我有一个仅由浮动元素组成的文档,我想对它们进行排序,以使用最少的页面。在我的例子中,每个浮动元素都包含歌词,但它们也可能是诗歌、代码片段或图像。我不在乎它们如何排序,但我希望 LaTeX 自动对它们进行重新排序,以便每页尽可能接近满页。

有没有办法用普通的 LaTeX 来实现这一点?如果没有,我想我必须编写一些代码来计算每个浮点数的大小,然后实现我自己的排序算法 - 有什么提示告诉我该怎么做吗?

下面是一个虚拟示例。在此示例中,框 2 无法放在第一页,但框 4 可以。
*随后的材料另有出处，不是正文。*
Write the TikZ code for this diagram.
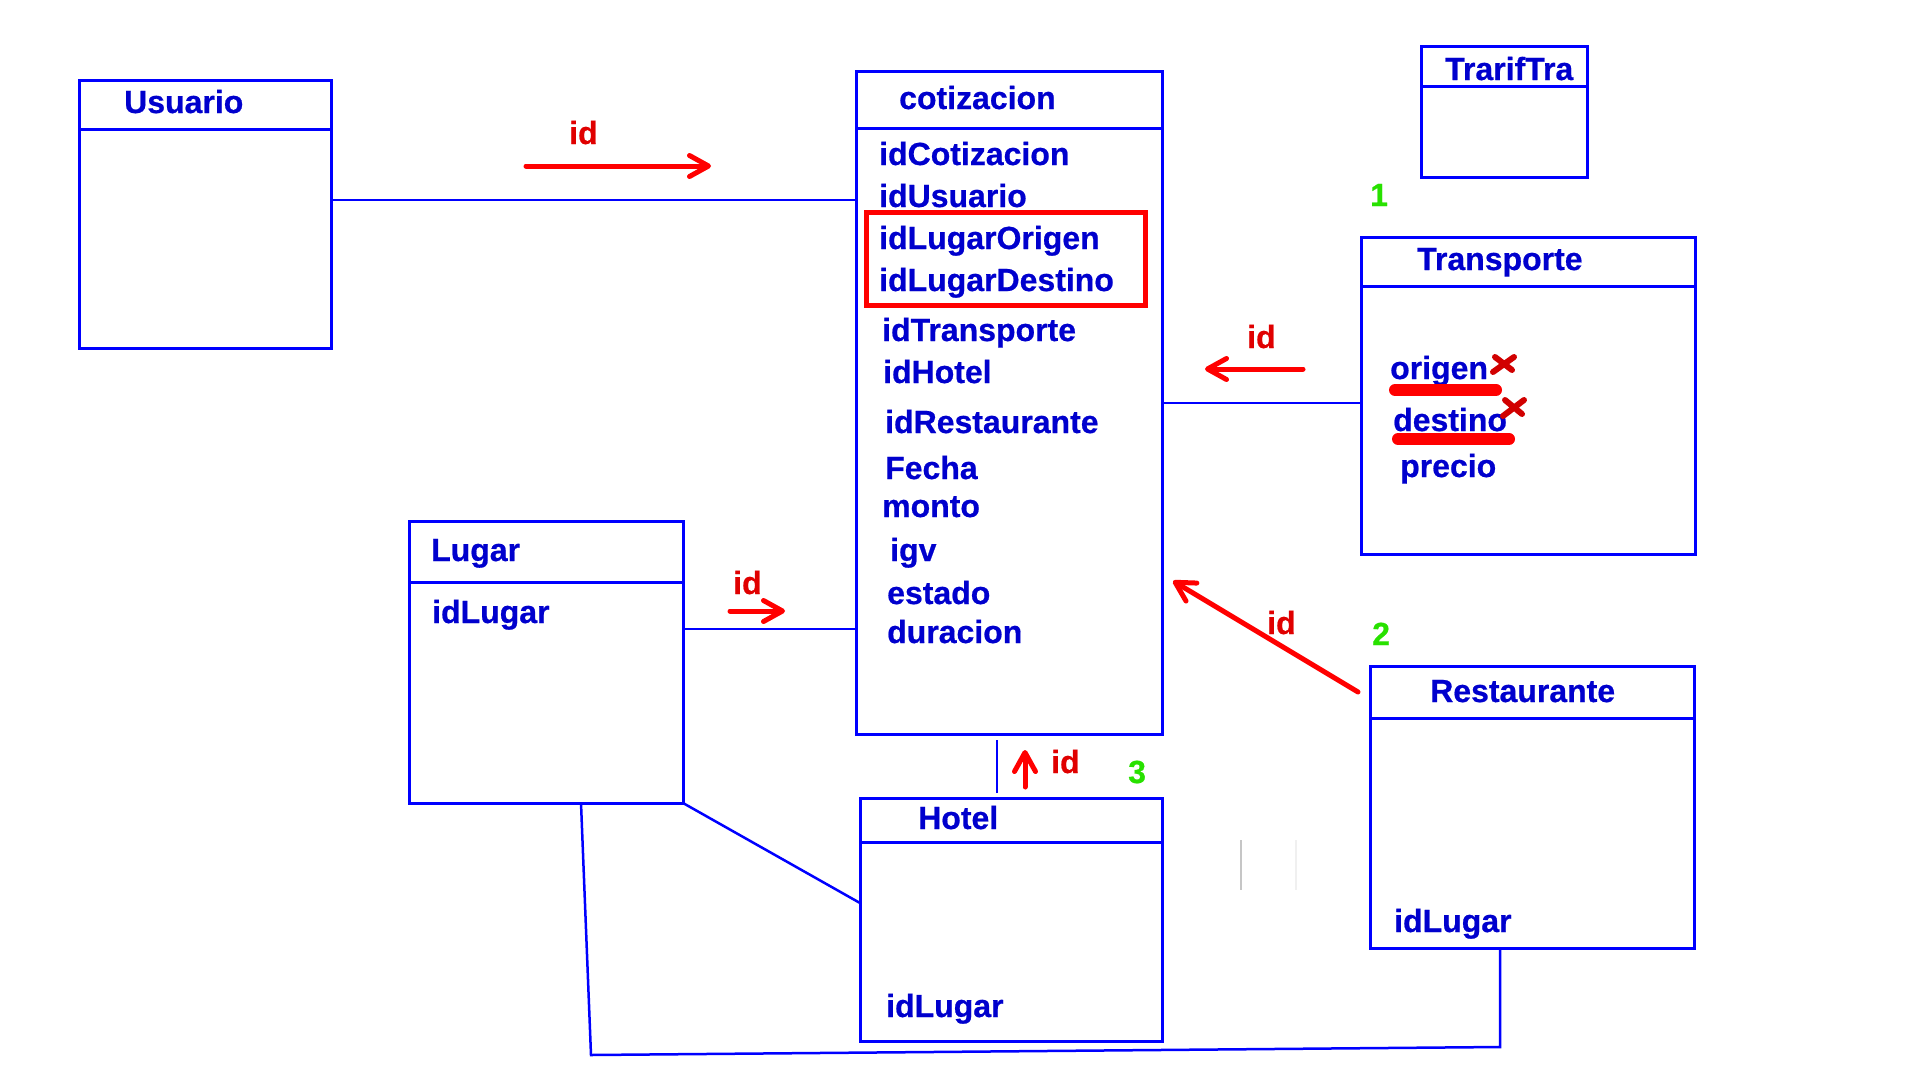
\documentclass[tikz,border=0pt]{standalone}
\usepackage{fontspec}
\setmainfont{Liberation Sans}
\newfontfamily\grueso[FakeBold=0.6]{Liberation Sans Bold}
\usetikzlibrary{positioning, arrows.meta, calc}

\definecolor{azul}{RGB}{0,0,255}
\definecolor{texto}{RGB}{0,0,205}
\definecolor{rojo}{RGB}{255,0,0}
\definecolor{verde}{RGB}{40,225,0}

\begin{document}
\begin{tikzpicture}[x=1pt, y=-1pt,
  tabla/.style = {draw=azul, line width=3pt, anchor=north west, inner sep=0pt, outer sep=0pt},
  titulo/.style = {anchor=base west, inner sep=0pt, text=texto, font=\fontsize{32}{38}\grueso},
  etiqueta/.style = {titulo, text=rojo!88!black},
  numero/.style = {titulo, text=verde},
  linea/.style = {draw=azul, line width=2.5pt},
  flecha/.style = {draw=rojo, line width=5pt, line cap=round, -{Straight Barb[length=19pt, width=21pt, round]}},
  tachado/.style = {draw=rojo, line width=12pt, line cap=round},
  cruz/.style = {draw=rojo!82!black, line width=6pt, line cap=round}]

\useasboundingbox (0,0) rectangle (1920,1080);

% tablas
\node[tabla, minimum width=252pt, minimum height=268pt] (usuario) at (79,80) {};
\node[tabla, minimum width=306pt, minimum height=663pt] (cotizacion) at (856,71) {};
\node[tabla, minimum width=166pt, minimum height=131pt] (trariftra) at (1421,46) {};
\node[tabla, minimum width=334pt, minimum height=317pt] (transporte) at (1361,237) {};
\node[tabla, minimum width=274pt, minimum height=282pt] (lugar) at (409,521) {};
\node[tabla, minimum width=302pt, minimum height=243pt] (hotel) at (860,798) {};
\node[tabla, minimum width=324pt, minimum height=282pt] (restaurante) at (1370,666) {};

\foreach \t/\h in {usuario/49, cotizacion/57, trariftra/40, transporte/49, lugar/61, hotel/44, restaurante/52}
  \draw[linea, line width=3pt] ($(\t.north west)+(0,\h)$) -- ($(\t.north east)+(0,\h)$);

% titulos
\node[titulo] (tUsuario) at (124,113) {Usuario};
\node[titulo] (tCotizacion) at (899,109) {cotizacion};
\node[titulo] (tTrarifTra) at (1445,80) {TrarifTra};
\node[titulo] (tTransporte) at (1417,270) {Transporte};
\node[titulo] (tLugar) at (431,561) {Lugar};
\node[titulo] (tHotel) at (918,829) {Hotel};
\node[titulo] (tRestaurante) at (1430,702) {Restaurante};

% campos
\foreach \x/\y/\c in {879/165/idCotizacion, 879/207/idUsuario, 879/249/idLugarOrigen,
    879/291/idLugarDestino, 882/341/idTransporte, 883/383/idHotel, 885/433/idRestaurante,
    885/479/Fecha, 882/517/monto, 890/561/igv, 887/604/estado, 887/643/duracion}
  \node[titulo] (c-\c) at (\x,\y) {\c};
\node[titulo] (origen) at (1390,379) {origen};
\node[titulo] (destino) at (1393,431) {destino};
\node[titulo] (precio) at (1400,477) {precio};
\node[titulo] (lugarId) at (432,623) {idLugar};
\node[titulo] (hotelId) at (886,1017) {idLugar};
\node[titulo] (restId) at (1394,932) {idLugar};

\draw[rojo, line width=5pt] (866,212) rectangle (1145,305);

% relaciones
\draw[linea] ($(usuario.north east)+(0,120)$) coordinate (u1) -- (u1 -| cotizacion.west);
\draw[linea] ($(transporte.north west)+(0,166)$) coordinate (t1) -- (t1 -| cotizacion.east);
\draw[linea] ($(lugar.north east)+(0,108)$) coordinate (l1) -- (l1 -| cotizacion.west);
\draw[linea, shorten <=5pt, shorten >=6pt] ($(hotel.north west)+(137,0)$) coordinate (h1) -- (h1 |- cotizacion.south);
\draw[linea] (lugar.south east) -- ($(hotel.north west)+(0,105)$);
\coordinate (b1) at (591,1055);
\coordinate (b2) at (1500,1047);
\draw[linea] ($(lugar.south west)+(172,0)$) -- (b1) -- (b2) -- ($(restaurante.south west)+(130,0)$);

% flechas id
\coordinate (f1a) at (526,166); \coordinate (f1b) at (711,166);
\coordinate (f2a) at (1303,369); \coordinate (f2b) at (1205,369);
\coordinate (f3a) at (730,611); \coordinate (f3b) at (785,611);
\coordinate (f4a) at (1025,787); \coordinate (f4b) at (1025,750);
\coordinate (f5a) at (1358,692); \coordinate (f5b) at (1173,581);
\foreach \a in {1,...,5}
  \draw[flecha] (f\a a) -- (f\a b);
\node[etiqueta] (id1) at (569,144) {id};
\node[etiqueta] (id2) at (1247,348) {id};
\node[etiqueta] (id3) at (733,594) {id};
\node[etiqueta] (id4) at (1051,773) {id};
\node[etiqueta] (id5) at (1267,634) {id};

\node[numero] (n1) at (1370,206) {1};
\node[numero] (n2) at (1372,645) {2};
\node[numero] (n3) at (1128,783) {3};

% tachados
\draw[tachado] (1395,390) -- (1496,390);
\draw[tachado] (1398,439) -- (1509,439);
\draw[cruz] (1495,357) -- (1512,370) (1493,372) -- (1514,357);
\draw[cruz] (1505,400) -- (1522,414) (1503,416) -- (1524,400);

\draw[gray!45, line width=2pt] (1241,840) -- (1241,890);
\draw[gray!12, line width=2pt] (1296,840) -- (1296,890);
\end{tikzpicture}
\end{document}
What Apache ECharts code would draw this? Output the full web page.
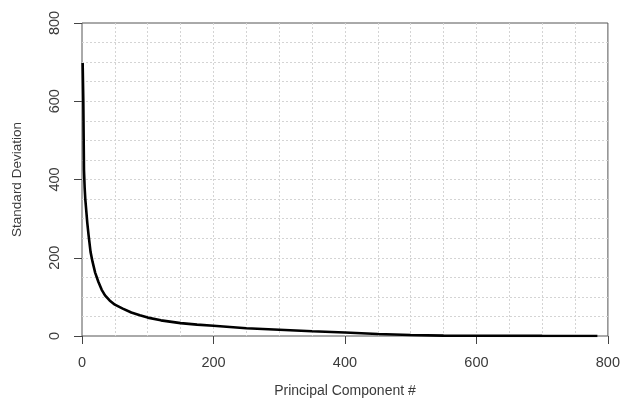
<!DOCTYPE html>
<html style="height: 100%">
<head>
    <meta charset="utf-8">
    <title>Scree plot</title>
</head>
<body style="height: 100%; margin: 0; background: #fff">
<div id="container" style="width: 623px; height: 404px"></div>
<script src="https://cdn.jsdelivr.net/npm/echarts@6/dist/echarts.min.js"></script>
<script>
    // component index and standard deviation
    var componentIdx = [1, 2, 3, 4, 5, 6, 8, 10, 13, 16, 20, 25, 30, 35, 42, 50, 62, 75, 88, 100,
        120, 150, 175, 200, 250, 300, 350, 400, 450, 500, 550, 600, 700, 784];
    var stdDev = [698, 600, 425, 380, 350, 330, 290, 258, 215, 190, 162, 138, 118, 104, 91, 80, 70, 60, 53, 47,
        40, 33, 29, 26, 20, 16, 12, 9, 5, 2.5, 1, 0.5, 0.2, 0.1];
    var xTicks = [0, 800, 200];
    var yTicks = [0, 800, 200];

    var points = componentIdx.map(function (c, i) { return [c, stdDev[i]]; });

    var chart = echarts.init(document.getElementById('container'), null, { renderer: 'canvas' });

    var fontFam = 'Liberation Sans, Arial, sans-serif';
    var labelFont = { color: '#3a3a3a', fontSize: 14.5, fontFamily: fontFam };
    var gridDash = { color: '#d4d4d4', type: [2, 2], width: 1 };

    chart.setOption({
        animation: false,
        grid: {
            left: 82, right: 12, top: 23, bottom: 68,
            show: true, borderColor: '#555', borderWidth: 1
        },
        xAxis: {
            type: 'value',
            min: xTicks[0], max: xTicks[1], interval: xTicks[2],
            name: 'Principal Component #',
            nameLocation: 'middle',
            nameGap: 48,
            nameTextStyle: { color: '#3a3a3a', fontSize: 14, fontFamily: fontFam },
            axisLine: { show: false },
            axisTick: { show: true, length: 8, lineStyle: { color: '#444' } },
            axisLabel: Object.assign({ margin: 19 }, labelFont),
            splitLine: { show: true, showMinLine: false, showMaxLine: false, lineStyle: gridDash },
            minorTick: { show: false, splitNumber: 4 },
            minorSplitLine: { show: true, lineStyle: gridDash }
        },
        yAxis: {
            type: 'value',
            min: yTicks[0], max: yTicks[1], interval: yTicks[2],
            name: 'Standard Deviation',
            nameLocation: 'middle',
            nameGap: 58,
            nameRotate: 90,
            nameTextStyle: { color: '#3a3a3a', fontSize: 13.5, fontFamily: fontFam },
            axisLine: { show: false },
            axisTick: { show: true, length: 8, lineStyle: { color: '#444' } },
            axisLabel: Object.assign({ margin: 20, rotate: 90 }, labelFont),
            splitLine: { show: true, showMinLine: false, showMaxLine: false, lineStyle: gridDash },
            minorTick: { show: false, splitNumber: 4 },
            minorSplitLine: { show: true, lineStyle: gridDash }
        },
        series: [{
            type: 'line',
            data: points,
            showSymbol: false,
            smooth: false,
            lineStyle: { color: '#000', width: 2.6 }
        }]
    });
</script>
</body>
</html>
理想情况下,结果应该只占用两页,而不是三页。

\documentclass{article}
\usepackage{float}
\floatstyle{boxed}
\newfloat{testbox}{p}{ext}

\begin{document}

\begin{testbox}
This is box one

\vspace{4in}

The end of box one%
\end{testbox}

\begin{testbox}
This is box two

\vspace{4in}

The end of box two%
\end{testbox}

\begin{testbox}
This is box three

\vspace{2in}

The end of box three%
\end{testbox}

\begin{testbox}
This is box four

\vspace{1in}

The end of box four%
\end{testbox}
\end{document}

可能的排序算法(按照 Yiannis 的要求):

Calculate the size of each box
Loop through all of the boxes:
  Select the largest box
  Put it on the first page which has space, starting a new page if necessary

答案1

我比 Frank 慢,因为我花了很长时间微调 LaTeX3 中的排序算法。要运行下面的代码,您应该l3sortsvn 存储库或者等待我们决定将其移至 CTAN 上的适当实验包中。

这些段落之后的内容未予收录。